Council to discuss city administrator position
JACK FREEMAN | Hagadone News Network | UPDATED 3 days, 2 hours AGO
SANDPOINT — The City Council plans to discuss bringing back the city administrator position at its next meeting Wednesday.
The discussion item on the city administrator was placed on the agenda and briefly discussed by Council President Deb Ruehle at the council’s Nov. 19 meeting. Ruehle said she added it onto the agenda because of an email sent by Mayor Jeremy Grimm to the City Council and select city staff June 12.
"There are no requirements in state code and state law, that require the mayor to be here any time at all,” Ruehle said. “So, to make the argument to simply pay the mayor more, I don’t think is a great argument, so that’s why we are back to the city administrator question.”
Ruehle acknowledged the public’s unhappiness with the previous city administrator structure. She said that, if brought back, the position would have more guardrails and checks and balances.
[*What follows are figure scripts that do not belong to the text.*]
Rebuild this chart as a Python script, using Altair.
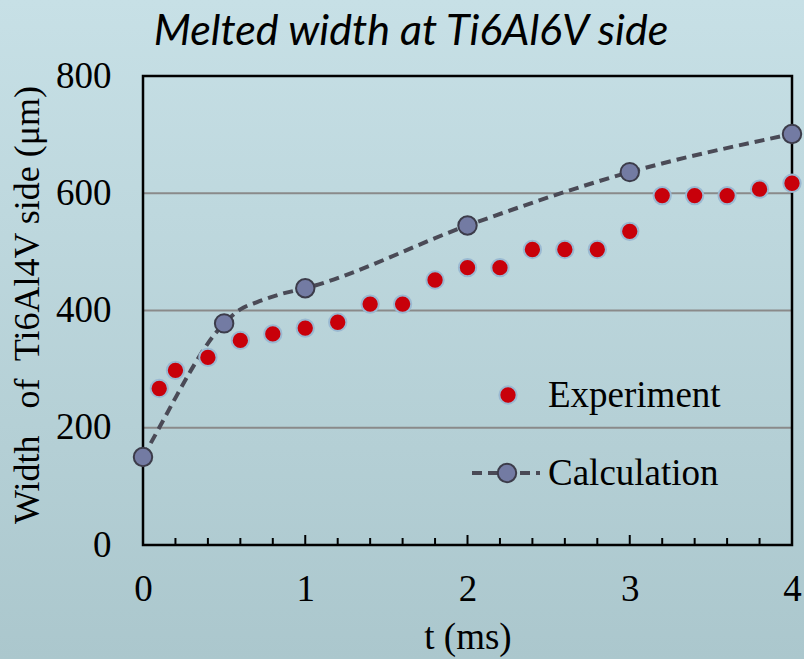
import altair as alt
import pandas as pd

# ---------------- data ----------------
exp_t = [0.1, 0.2, 0.4, 0.6, 0.8, 1.0, 1.2, 1.4, 1.6, 1.8, 2.0, 2.2, 2.4, 2.6, 2.8, 3.0, 3.2, 3.4, 3.6, 3.8, 4.0]
exp_w = [267, 298, 320, 349, 360, 370, 380, 411, 411, 452, 473, 473, 504, 504, 504, 535, 596, 596, 596, 607, 617]

calc_line_t = [0, 0.1, 0.2, 0.3, 0.4, 0.5, 0.6, 0.7, 0.85, 1.0, 2.0, 3.0, 4.0]
calc_line_w = [150, 200, 251, 300, 344, 378, 402, 414, 428, 438, 545, 636, 701]
calc_mark_t = [0, 0.5, 1, 2, 3, 4]
calc_mark_w = [150, 378, 438, 545, 636, 701]

y_ticks = [0, 200, 400, 600, 800]
y_grid = [200, 400, 600]
x_major = [0, 1, 2, 3, 4]
x_major_inner = [1, 2, 3]
x_minor = [0.2, 0.4, 0.6, 0.8, 1.2, 1.4, 1.6, 1.8, 2.2, 2.4, 2.6, 2.8, 3.2, 3.4, 3.6, 3.8]

title_text = "Melted width at Ti6Al6V side"
y_title = "Width\u00a0\u00a0 of\u00a0 Ti6Al4V side (\u03bcm)"
x_title = "t (ms)"
legend_labels = ["Experiment", "Calculation"]

W, H = 649, 469
SERIF = "Liberation Serif, Times New Roman, serif"

exp_df = pd.DataFrame({"t": exp_t, "w": exp_w})
line_df = pd.DataFrame({"t": calc_line_t, "w": calc_line_w})
mark_df = pd.DataFrame({"t": calc_mark_t, "w": calc_mark_w})
grid_df = pd.DataFrame({"w": y_grid})
minor_df = pd.DataFrame({"t": x_minor})
major_df = pd.DataFrame({"t": x_major_inner})
one = pd.DataFrame({"a": [0]})

xs = alt.Scale(domain=[0, 4], nice=False)
ys = alt.Scale(domain=[0, 800], nice=False)

x_axis = alt.Axis(values=x_major, format="d", labelFlush=False, labelFont=SERIF, labelFontSize=37,
                  labelColor="black", ticks=False, domain=False, grid=False, labelPadding=26,
                  title=x_title, titleFont=SERIF, titleFontSize=37, titleFontWeight="normal",
                  titleColor="black", titlePadding=12, zindex=1)
y_axis = alt.Axis(values=y_ticks, labelFont=SERIF, labelFontSize=37, labelColor="black",
                  ticks=False, domain=False, grid=False, labelPadding=32, labelFlush=False,
                  title=y_title, titleFont=SERIF,
                  titleFontSize=36, titleFontWeight="normal", titleColor="black",
                  titleX=-116, titleY=H / 2 - 6, titleAngle=270, titleAlign="center",
                  titleBaseline="middle", zindex=1)

bg = alt.Chart(one).mark_rect(
    fill=alt.Gradient(gradient="linear",
                      stops=[alt.GradientStop(color="#c7e0e6", offset=0),
                             alt.GradientStop(color="#abc7cd", offset=1)],
                      x1=0, x2=0, y1=0, y2=1)
).encode(x=alt.value(-143), x2=alt.value(W + 12), y=alt.value(-76), y2=alt.value(H + 114))

title = alt.Chart(one).mark_text(text=title_text, font="Lato", fontStyle="italic", fontSize=43,
                                 align="center", baseline="alphabetic", color="black").encode(
    x=alt.value(411 - 143), y=alt.value(45 - 76))

grid = alt.Chart(grid_df).mark_rule(color="#8a8a8a", strokeWidth=2).encode(
    y=alt.Y("w:Q", scale=ys))

frame = alt.Chart(one).mark_rect(fill=None, stroke="black", strokeWidth=2.5, fillOpacity=0).encode(
    x=alt.value(0), x2=alt.value(W), y=alt.value(0), y2=alt.value(H))

minor = alt.Chart(minor_df).mark_rule(color="black", strokeWidth=2).encode(
    x=alt.X("t:Q", scale=xs), y=alt.value(H), y2=alt.value(H - 7))
major = alt.Chart(major_df).mark_rule(color="black", strokeWidth=2).encode(
    x=alt.X("t:Q", scale=xs), y=alt.value(H), y2=alt.value(H - 10))

line = alt.Chart(line_df).mark_line(color="#4a4a56", strokeWidth=4, strokeDash=[10, 6],
                                    interpolate="monotone").encode(
    x=alt.X("t:Q", scale=xs, axis=x_axis),
    y=alt.Y("w:Q", scale=ys, axis=y_axis))

exp_pts = alt.Chart(exp_df).mark_point(shape="circle", filled=True, size=300, fill="#c8000a",
                                       stroke="#9ab9d2", strokeWidth=2, opacity=1).encode(
    x=alt.X("t:Q", scale=xs), y=alt.Y("w:Q", scale=ys))

calc_pts = alt.Chart(mark_df).mark_point(shape="circle", filled=True, size=340, fill="#737ba3",
                                         stroke="#3c3c4a", strokeWidth=2, opacity=1).encode(
    x=alt.X("t:Q", scale=xs), y=alt.Y("w:Q", scale=ys))

# legend
leg_exp_pt = alt.Chart(one).mark_point(shape="circle", filled=True, size=300, fill="#c8000a",
                                       stroke="#9ab9d2", strokeWidth=2, opacity=1).encode(
    x=alt.value(365), y=alt.value(319))
leg_exp_txt = alt.Chart(one).mark_text(text=legend_labels[0], align="left", baseline="middle",
                                       font=SERIF, fontSize=37, color="black").encode(
    x=alt.value(405), y=alt.value(320))
leg_calc_line = alt.Chart(one).mark_rule(color="#4a4a56", strokeWidth=4, strokeDash=[10, 6]).encode(
    x=alt.value(329), x2=alt.value(397), y=alt.value(397))
leg_calc_pt = alt.Chart(one).mark_point(shape="circle", filled=True, size=340, fill="#737ba3",
                                        stroke="#3c3c4a", strokeWidth=2, opacity=1).encode(
    x=alt.value(364), y=alt.value(397))
leg_calc_txt = alt.Chart(one).mark_text(text=legend_labels[1], align="left", baseline="middle",
                                        font=SERIF, fontSize=37, color="black").encode(
    x=alt.value(405), y=alt.value(398))

chart = alt.layer(
    bg, title, grid, frame, minor, major, line, exp_pts, calc_pts,
    leg_exp_pt, leg_exp_txt, leg_calc_line, leg_calc_pt, leg_calc_txt
).properties(
    width=W, height=H,
    autosize=alt.AutoSizeParams(type="none"),
    padding={"left": 143, "top": 76, "right": 12, "bottom": 114},
).configure_view(stroke=None).configure(background="#bad4da")

chart.save("out.html", embed_options={"renderer": "svg", "actions": False})
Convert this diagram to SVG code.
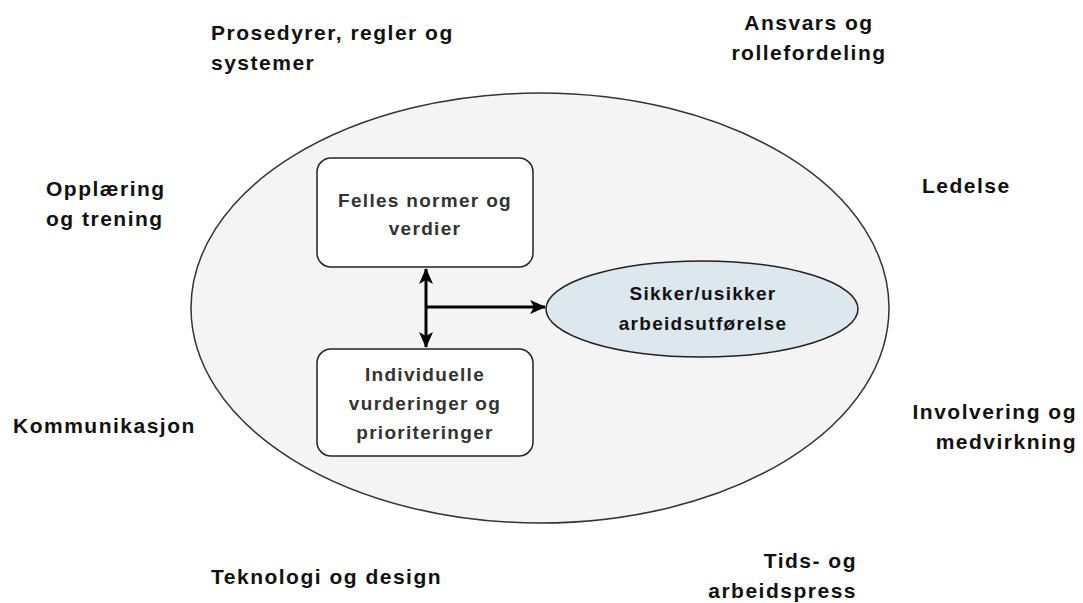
<svg xmlns="http://www.w3.org/2000/svg" width="1083" height="603" viewBox="0 0 1083 603">
<style>
.lbl{font-family:"Liberation Sans",Arial,sans-serif;font-weight:bold;font-size:21px;letter-spacing:1.5px;fill:#111}
.in{font-family:"Liberation Sans",Arial,sans-serif;font-weight:bold;font-size:19px;letter-spacing:1.3px;fill:#333;text-anchor:middle}
.box{fill:#ffffff;stroke:#222;stroke-width:1.5}
.conn{stroke:#000;stroke-width:3;fill:none}
</style>
<defs>
<marker id="ah" viewBox="0 0 16 14" refX="15" refY="7" markerWidth="16" markerHeight="14" markerUnits="userSpaceOnUse" orient="auto-start-reverse">
<path d="M0,0 L16,7 L0,14 L4,7 z" fill="#000"/>
</marker>
</defs>
<rect width="1083" height="603" fill="#fff"/>
<g id="outer">
<ellipse cx="540" cy="308" rx="349" ry="215" fill="#f4f4f4" stroke="#333" stroke-width="1.5"/>
</g>
<g id="felles">
<rect class="box" x="317" y="158" width="216" height="109" rx="14"/>
<text class="in" x="425" y="207">Felles normer og</text>
<text class="in" x="425" y="235">verdier</text>
</g>
<g id="individuelle">
<rect class="box" x="317" y="349" width="216" height="107" rx="14"/>
<text class="in" x="425" y="381">Individuelle</text>
<text class="in" x="425" y="410">vurderinger og</text>
<text class="in" x="425" y="439">prioriteringer</text>
</g>
<g id="sikker">
<ellipse cx="702" cy="309" rx="156" ry="48" fill="#dde7ee" stroke="#222" stroke-width="1.5"/>
<text class="in" x="703" y="300" fill="#111" style="fill:#111">Sikker/usikker</text>
<text class="in" x="703" y="330" style="fill:#111">arbeidsutførelse</text>
</g>
<g id="connectors">
<line class="conn" x1="426" y1="269" x2="426" y2="347" marker-start="url(#ah)" marker-end="url(#ah)"/>
<line class="conn" x1="426" y1="307" x2="545" y2="307" marker-end="url(#ah)"/>
</g>
<g id="prosedyrer"><text class="lbl" x="211" y="40">Prosedyrer, regler og</text><text class="lbl" x="211" y="70">systemer</text></g>
<g id="ansvar"><text class="lbl" x="809" y="30" text-anchor="middle">Ansvars og</text><text class="lbl" x="809" y="60" text-anchor="middle">rollefordeling</text></g>
<g id="opplaering"><text class="lbl" x="46" y="196">Opplæring</text><text class="lbl" x="46" y="226">og trening</text></g>
<g id="ledelse"><text class="lbl" x="922" y="193">Ledelse</text></g>
<g id="kommunikasjon"><text class="lbl" x="13" y="433">Kommunikasjon</text></g>
<g id="involvering"><text class="lbl" x="1077" y="419" text-anchor="end">Involvering og</text><text class="lbl" x="1077" y="449" text-anchor="end">medvirkning</text></g>
<g id="teknologi"><text class="lbl" x="211" y="584">Teknologi og design</text></g>
<g id="tids"><text class="lbl" x="857" y="568" text-anchor="end">Tids- og</text><text class="lbl" x="857" y="598" text-anchor="end">arbeidspress</text></g>
</svg>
In the e-mail, Grimm said he was working three days a week or more as mayor and that it was “no longer feasible” to continue that level of work in addition to his job as the head of Whiskey Rock Planning and Consulting. Grimm said he expected to be available on Wednesdays and then “as needed for emergency or related special meetings.”
“Seeing few alternatives, effective July 1, 2025, I will adjust to a part-time mayoral role aligned with the current salary level,” Grimm wrote in the email. “This shift will help me refocus on professional obligations while still remaining accessible for key city initiatives.
The idea of raising Grimm’s salary was briefly discussed by the council during budget discussions throughout July and August. At the July 9 meeting, former Sandpoint Mayor Carrie Logan testified in favor of raising both the council and mayoral wages.
At the council’s July 30 meeting, during a discussion of roles and responsibilities in the city, councilor Justin Dick said he worried the mayoral position could become a popularity contest in the future. He said he wanted to look into setting criteria about the mayor’s office hours in code.
“I think ultimately where I'm going with this is we either have a full-time mayor, or we have a city administrator,” Dick said at the meeting. “I would tend to let the system play out, but I am fearful... if we don't put a few things in place, that we have the ability for failures down the line.”
During the meeting, Grimm said there are benefits to having a city administrator or someone who can steady the vision for the city during council and mayoral turnover. However, he stated that he loves the level of engagement the current council has with city issues and asked the council to continue their faith in the department head model.
“It's something I haven't seen in many years, at least publicly, asking great questions, having great discussions like this,” Grimm said of the council’s engagement. "I would encourage you to at least until 2028 to continue with what we've built here and continue refining it, making it better."
Grimm ran on a platform of eliminating the city administrator position in 2023 and former city administrator Jennifer Stapleton resigned from the position shortly after his election to the mayoral seat. The council reorganized the city’s administrative structure in July 2024, which eliminated the role and added three new department heads.
During that meeting in 2024, both Dick and Ruehle voted against the ordinance change in separate votes. Dick voted against the change during the title-only reading, while Ruehle was the lone dissenting vote on the ordinance’s final adoption.
“I would support not budgeting for the [city administrator] position in this fiscal year, but I feel you as the mayor need to prove that the system is going to work first,” Ruehle said in 2024.
The council will take no action on the city administrator position at its next meeting, only discuss the future of potentially bringing it back. That meeting is scheduled for Wednesday, Dec. 3, at 5:30 p.m.